We had a project where we where collecting metadata (data about data) for a filesystem of astronomy images. The File system was growing daily and soon we had ~22k images. The metadata (target, observation time, etc) was being recorded in a single monolithic flat comma-separated-value (CSV) text file. As a result the text file had over 22k lines and over 25 “columns”. This worked fine for a while, but as the demands on the project grew this solution eventually become unmanageable.
The three technologies I employed to address the issues resulting from this original data storage system were Version Control, SQL, and Python.
The version control component was critical because it allowed me to more easily develop the new code by making and merging new branches in our repo than I would have just by juggling physically distinct files. Using version control allowed the other members on my team could see what I was working on, test it, comment on it, etc. We also knew it would be easy to roll back any changes when it came time to deploy the new scripts.

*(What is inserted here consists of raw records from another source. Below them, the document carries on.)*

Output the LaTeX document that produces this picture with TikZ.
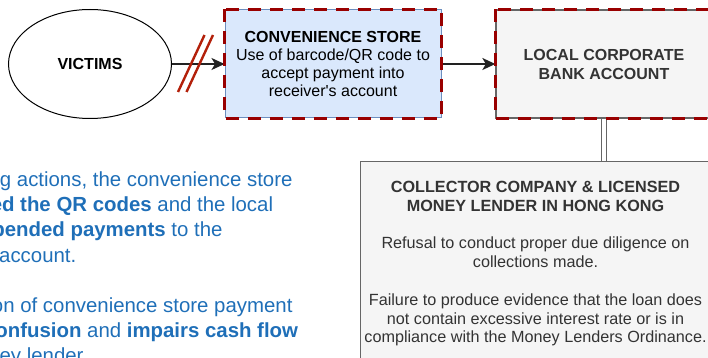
\documentclass[tikz,border=0pt]{standalone}
\usepackage{fontspec}
\setmainfont{Liberation Sans}
\usetikzlibrary{arrows.meta,shapes.geometric}
\definecolor{storefill}{HTML}{DAE8FC}
\definecolor{storeline}{HTML}{6C8EBF}
\definecolor{grayfill}{HTML}{F5F5F5}
\definecolor{grayline}{HTML}{666666}
\definecolor{frred}{HTML}{990000}
\definecolor{slashred}{HTML}{B3200A}
\definecolor{bluetext}{HTML}{1F6FB8}
\definecolor{darktext}{HTML}{333333}
\definecolor{connline}{HTML}{222222}
\tikzset{
  boxfont/.style={font=\fontsize{16}{18}\selectfont},
  storebox/.style={draw=storeline, fill=storefill, line width=1pt, inner sep=0pt,
    minimum width=216pt, minimum height=108pt, align=center, boxfont, text=black},
  graybox/.style={draw=grayline, fill=grayfill, line width=1.3pt, inner sep=0pt,
    align=center, boxfont, text=darktext},
  redframe/.style={draw=frred, line width=3.5pt, dash pattern=on 13pt off 9pt},
  conn/.style={draw=connline, line width=1.5pt, -{Stealth[length=13pt,width=12pt,inset=3.5pt]}},
  dbl/.style={draw=grayline, double=white, double distance=3.5pt, line width=1.2pt},
  slash/.style={draw=slashred, line width=2.4pt},
  bluetxt/.style={text=bluetext, font=\fontsize{20.4}{25}\selectfont, inner sep=0pt, anchor=base east},
}
\begin{document}
\begin{tikzpicture}[x=1pt,y=-1pt]
\useasboundingbox (0,0) rectangle (708,358);
\clip (0,0) rectangle (708,358);

% victims
\node[draw=black, fill=white, line width=1pt, ellipse, minimum width=163pt, minimum height=109pt,
      inner sep=0pt, boxfont] (victims) at (90,64) {\textbf{VICTIMS}};

% convenience store
\node[storebox] (store) at (333,64)
  {\textbf{CONVENIENCE STORE}\\Use of barcode/QR code to\\accept payment into\\receiver\textquotesingle s account};

% local bank
\node[graybox, minimum width=216pt, minimum height=108pt, font=\fontsize{16}{19}\selectfont] (bank) at (604,64)
  {\textbf{LOCAL CORPORATE}\\\textbf{BANK ACCOUNT}};

% collector
\node[graybox, minimum width=350pt, minimum height=240pt, anchor=north west] (coll) at (360,161) {};
\node[text=darktext, align=center, font=\fontsize{16.2}{18.8}\selectfont, inner sep=0pt, anchor=north] (colltext) at (535.5,181)
  {\textbf{COLLECTOR COMPANY \& LICENSED}\\\textbf{MONEY LENDER IN HONG KONG}\\[18.8pt]
   Refusal to conduct proper due diligence on\\collections made.\\[18.8pt]
   Failure to produce evidence that the loan does\\not contain excessive interest rate or is in\\compliance with the Money Lenders Ordinance.};

% connectors
\draw[conn] (victims.east) -- (store.west);
\draw[conn] (store.east) -- (bank.west);
\draw[dbl] (bank.south) -- (bank.south |- coll.north);

% red dashed frames
\draw[redframe] (store.north west) rectangle (store.south east);
\draw[redframe] (bank.north west) rectangle (bank.south east);

% red slashes
\coordinate (s1a) at (178,92); \coordinate (s1b) at (204.5,35);
\coordinate (s2a) at (186.5,92); \coordinate (s2b) at (213,35);
\draw[slash] (s1a) -- (s1b);
\draw[slash] (s2a) -- (s2b);

% blue left text (cut off at the left edge, as in the reference)
\node[bluetxt] (b1) at (292.7,186.5) {g actions, the convenience store};
\node[bluetxt] (b2) at (273.3,211.7) {\textbf{ed the QR codes} and the local};
\node[bluetxt] (b3) at (222.7,236.9) {\textbf{pended payments} to the};
\node[bluetxt] (b4) at (76.5,262.1) {account.};
\node[bluetxt] (b5) at (292.7,312.5) {on of convenience store payment};
\node[bluetxt] (b6) at (298.3,337.7) {\textbf{onfusion} and \textbf{impairs cash flow}};
\node[bluetxt] (b7) at (88.3,362.9) {ney lender.};
\end{tikzpicture}
\end{document}
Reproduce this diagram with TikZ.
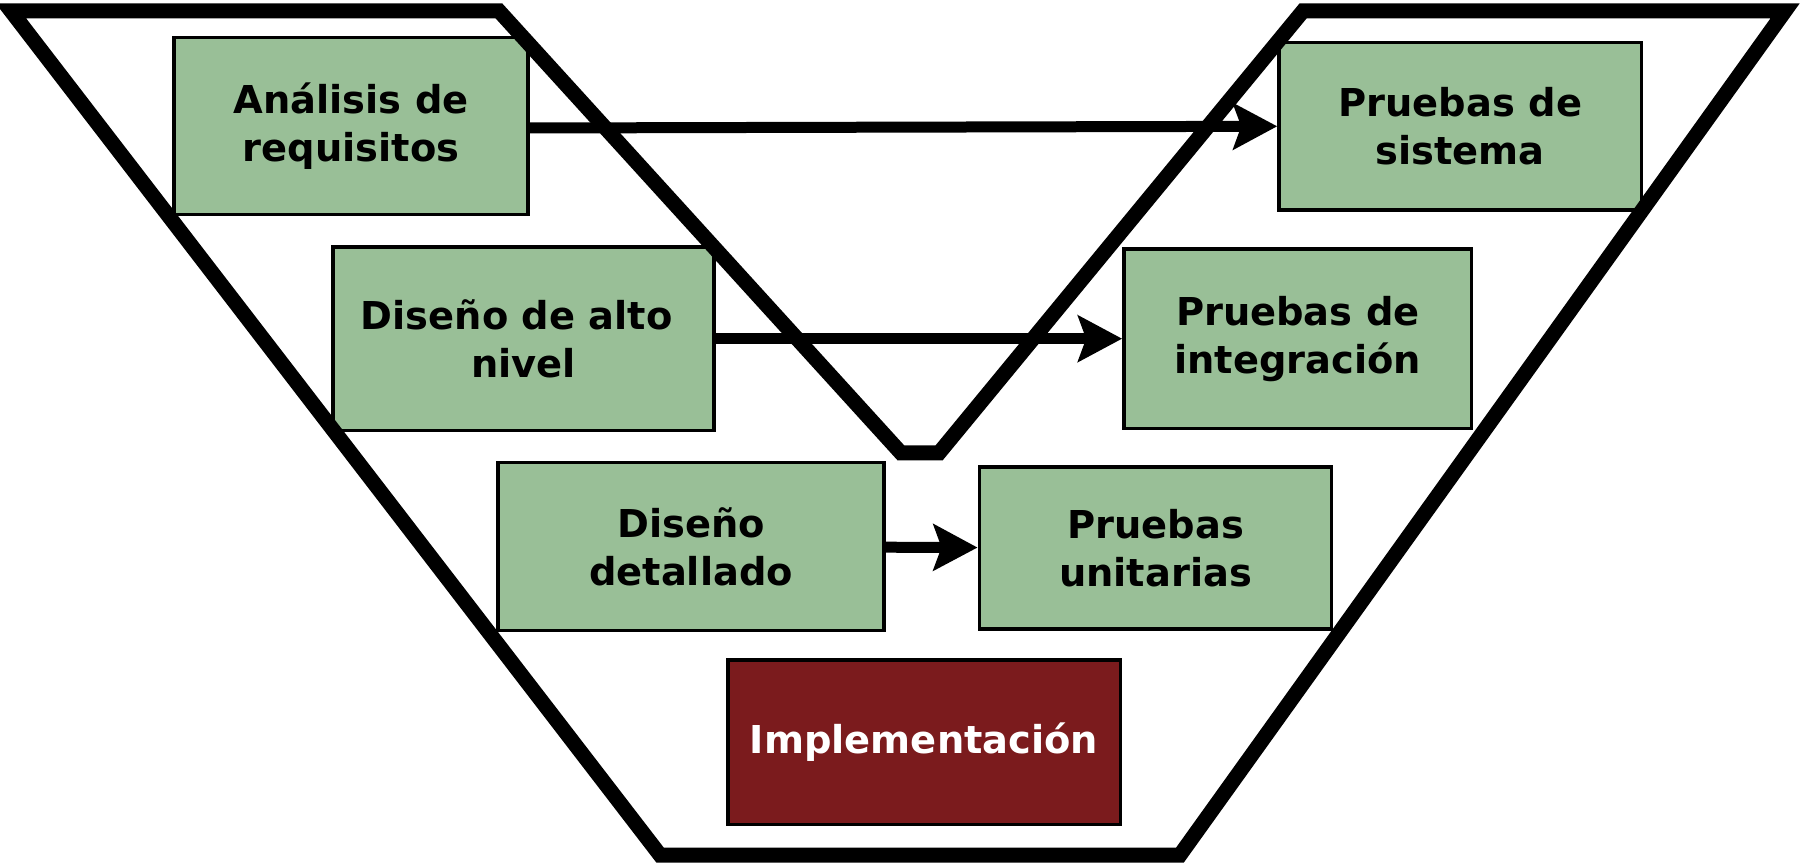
\documentclass[tikz,border=0pt]{standalone}
\usepackage{fontspec}
\setmainfont{DejaVu Sans}
\usetikzlibrary{arrows.meta}
\definecolor{verdefase}{RGB}{153,191,151}
\definecolor{rojofase}{RGB}{123,27,29}

\begin{document}
\begin{tikzpicture}[x=0.5pt,y=-0.5pt,
    fase/.style={draw=black,line width=1.75pt,fill=verdefase,align=center,
      font=\fontsize{19.2}{24}\selectfont\bfseries,inner sep=0pt},
    implfase/.style={fase,fill=rojofase,text=white},
    paso/.style={line width=5.5pt,
      -{Stealth[length=22pt,width=23pt,inset=4pt]}}]

        \useasboundingbox (0,0) rectangle (1800,865);

        \node[fase,minimum width=176.8pt,minimum height=88.4pt]     (req)   at (351,126)    {Análisis de\\requisitos};
        \node[fase,minimum width=190.6pt,minimum height=91.9pt]     (alto)  at (523.5,338.7) {Diseño de alto\kern0.35em\\nivel};
        \node[fase,minimum width=192.9pt,minimum height=83.8pt]     (det)   at (691.1,546.5) {Diseño\\detallado};
        \node[implfase,minimum width=196.3pt,minimum height=82.1pt] (impl)  at (924.1,742.2) {Implementación};
        \node[fase,minimum width=176.2pt,minimum height=81pt]       (unit)  at (1155.5,548.2) {Pruebas\\unitarias};
        \node[fase,minimum width=173.9pt,minimum height=89.6pt]     (integ) at (1297.8,338.7) {Pruebas de\\integración};
        \node[fase,minimum width=181.3pt,minimum height=83.8pt]     (sist)  at (1460.3,126.3) {Pruebas de\\sistema};

        % contorno en V
        \draw[line width=7.5pt] (11,11) -- (499,11) -- (901,453) -- (939,453)
              -- (1303,11) -- (1785,11) -- (1180,855) -- (660,855) -- cycle;

        \path[paso] ([yshift=-1pt]req.east) edge (sist.west)
                    (alto) edge (integ)
                    (det)  edge (unit);
      \end{tikzpicture}
\end{document}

The second technology I used was SQL, which really was the workhorse of this update. It’s worth noting I got a bit of push back from members of our research group on switching from text files to “this SQL thing”. Even though the short comings of using an enormous CSV table were becoming apparent they were familiar problems and a well-understood technology. SQL seemed like a lot of unnecessary complication. However, I conferred with some friends of mine who do software development and I was assured that the problem I was describing was “literally the reason databases were invented.” I mention this because I think it’s common, and completely reasonable, to expect some push back on using new technologies. There is a definite amount of overhead that going into even casually using new technologies, let alone developing in them. However, when you understand the problem space you are working and know your solution addresses that problem in it allows you to move ahead with some confidence.
I choose to use SQLite because it looked like the simplest solution for our needs. With a little bit of work I go things going and created some tables and figured out how to CRUD (create, read, update, delete). I was fortunate that my officemate was able to point me toward some database administrators in the building who were very helpful in teaching about primary keys and other database design principles. So, I encourage you to find a helpful expert whenever you can!
But, this was not enough. We had hundreds of new files coming in everyday. Manual entry was not an option past the most basic test database. All the rest of our scripts were in Python so it was a natural step to use Python to automate the database operations. Fortunately, there is an easy-to-use built-in python module called sqlite3 that provides an interface to sqlite databases. Eventually we were able to get this working and we had most of what we needed.
I say “most” because once we figured out how to talk to SQLite with the SQLite3 module we still had to figure out what the best way of building our interface around it. Things like design patterns, exception handling, rollbacks, and DRY (don’t repeat yourself) were things that we kept having to go back and correct for (using our version control system throughout).
The one thing we did NOT do, which I wish we had, is build a testing suite from day one. Now we are looking at some of the first changes to the database scripts in about a year and we are going to have to first write ALL the tests before we change anything.